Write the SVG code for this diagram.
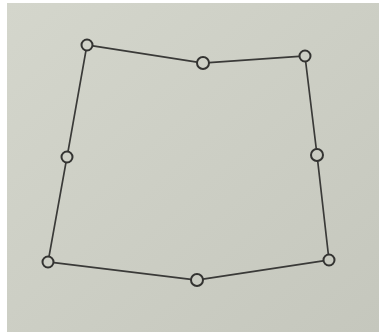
<svg xmlns="http://www.w3.org/2000/svg" width="379" height="332" viewBox="0 0 379 332">
  <defs>
    <linearGradient id="paper" x1="0" y1="0" x2="1" y2="1">
      <stop offset="0" stop-color="#d4d6cc"/>
      <stop offset="1" stop-color="#c5c7bd"/>
    </linearGradient>
    <style>
      .edge { stroke: #3a3a38; stroke-width: 1.7; stroke-linecap: round; fill: none; }
      .node circle { fill: none; stroke: #333331; stroke-width: 2; }
    </style>
  </defs>
  <rect x="0" y="0" width="379" height="332" fill="#ffffff"/>
  <rect x="7" y="3" width="372" height="329" fill="url(#paper)"/>
  <g id="connectors">
    <line class="edge" x1="92.9" y1="45.9" x2="197.1" y2="62.1"/>
    <line class="edge" x1="209" y1="62.6" x2="299" y2="56.4"/>
    <line class="edge" x1="305.7" y1="62" x2="316.3" y2="149"/>
    <line class="edge" x1="317.7" y1="161" x2="328.3" y2="254"/>
    <line class="edge" x1="323.1" y1="260.9" x2="202.9" y2="279.1"/>
    <line class="edge" x1="191" y1="279.3" x2="54" y2="262.7"/>
    <line class="edge" x1="49.1" y1="256.1" x2="65.9" y2="162.9"/>
    <line class="edge" x1="68.1" y1="151.1" x2="85.9" y2="50.9"/>
  </g>
  <g id="node-top-left" class="node"><circle cx="87" cy="45" r="5.5"/></g>
  <g id="node-top-mid" class="node"><circle cx="203" cy="63" r="6"/></g>
  <g id="node-top-right" class="node"><circle cx="305" cy="56" r="5.5"/></g>
  <g id="node-right-mid" class="node"><circle cx="317" cy="155" r="6"/></g>
  <g id="node-bottom-right" class="node"><circle cx="329" cy="260" r="5.5"/></g>
  <g id="node-bottom-mid" class="node"><circle cx="197" cy="280" r="6"/></g>
  <g id="node-bottom-left" class="node"><circle cx="48" cy="262" r="5.5"/></g>
  <g id="node-left-mid" class="node"><circle cx="67" cy="157" r="5.5"/></g>
</svg>
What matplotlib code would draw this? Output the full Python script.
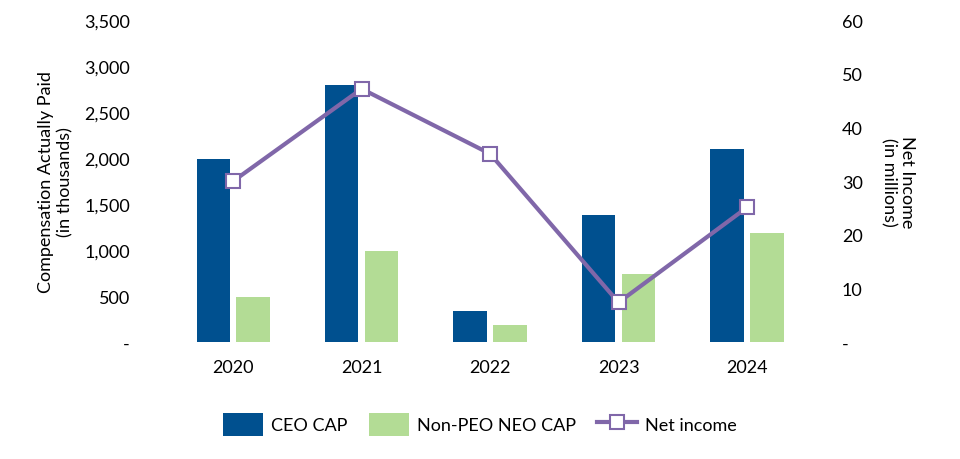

++++++++++

▸ **What is required**
Transcribe the records above exactly, omitting every picture they contain.

▸ **Correct output**
Write the SVG code for this diagram.
<svg xmlns="http://www.w3.org/2000/svg" width="379" height="332" viewBox="0 0 379 332">
  <defs>
    <linearGradient id="paper" x1="0" y1="0" x2="1" y2="1">
      <stop offset="0" stop-color="#d4d6cc"/>
      <stop offset="1" stop-color="#c5c7bd"/>
    </linearGradient>
    <style>
      .edge { stroke: #3a3a38; stroke-width: 1.7; stroke-linecap: round; fill: none; }
      .node circle { fill: none; stroke: #333331; stroke-width: 2; }
    </style>
  </defs>
  <rect x="0" y="0" width="379" height="332" fill="#ffffff"/>
  <rect x="7" y="3" width="372" height="329" fill="url(#paper)"/>
  <g id="connectors">
    <line class="edge" x1="92.9" y1="45.9" x2="197.1" y2="62.1"/>
    <line class="edge" x1="209" y1="62.6" x2="299" y2="56.4"/>
    <line class="edge" x1="305.7" y1="62" x2="316.3" y2="149"/>
    <line class="edge" x1="317.7" y1="161" x2="328.3" y2="254"/>
    <line class="edge" x1="323.1" y1="260.9" x2="202.9" y2="279.1"/>
    <line class="edge" x1="191" y1="279.3" x2="54" y2="262.7"/>
    <line class="edge" x1="49.1" y1="256.1" x2="65.9" y2="162.9"/>
    <line class="edge" x1="68.1" y1="151.1" x2="85.9" y2="50.9"/>
  </g>
  <g id="node-top-left" class="node"><circle cx="87" cy="45" r="5.5"/></g>
  <g id="node-top-mid" class="node"><circle cx="203" cy="63" r="6"/></g>
  <g id="node-top-right" class="node"><circle cx="305" cy="56" r="5.5"/></g>
  <g id="node-right-mid" class="node"><circle cx="317" cy="155" r="6"/></g>
  <g id="node-bottom-right" class="node"><circle cx="329" cy="260" r="5.5"/></g>
  <g id="node-bottom-mid" class="node"><circle cx="197" cy="280" r="6"/></g>
  <g id="node-bottom-left" class="node"><circle cx="48" cy="262" r="5.5"/></g>
  <g id="node-left-mid" class="node"><circle cx="67" cy="157" r="5.5"/></g>
</svg>
What matplotlib code would draw this? Output the full Python script.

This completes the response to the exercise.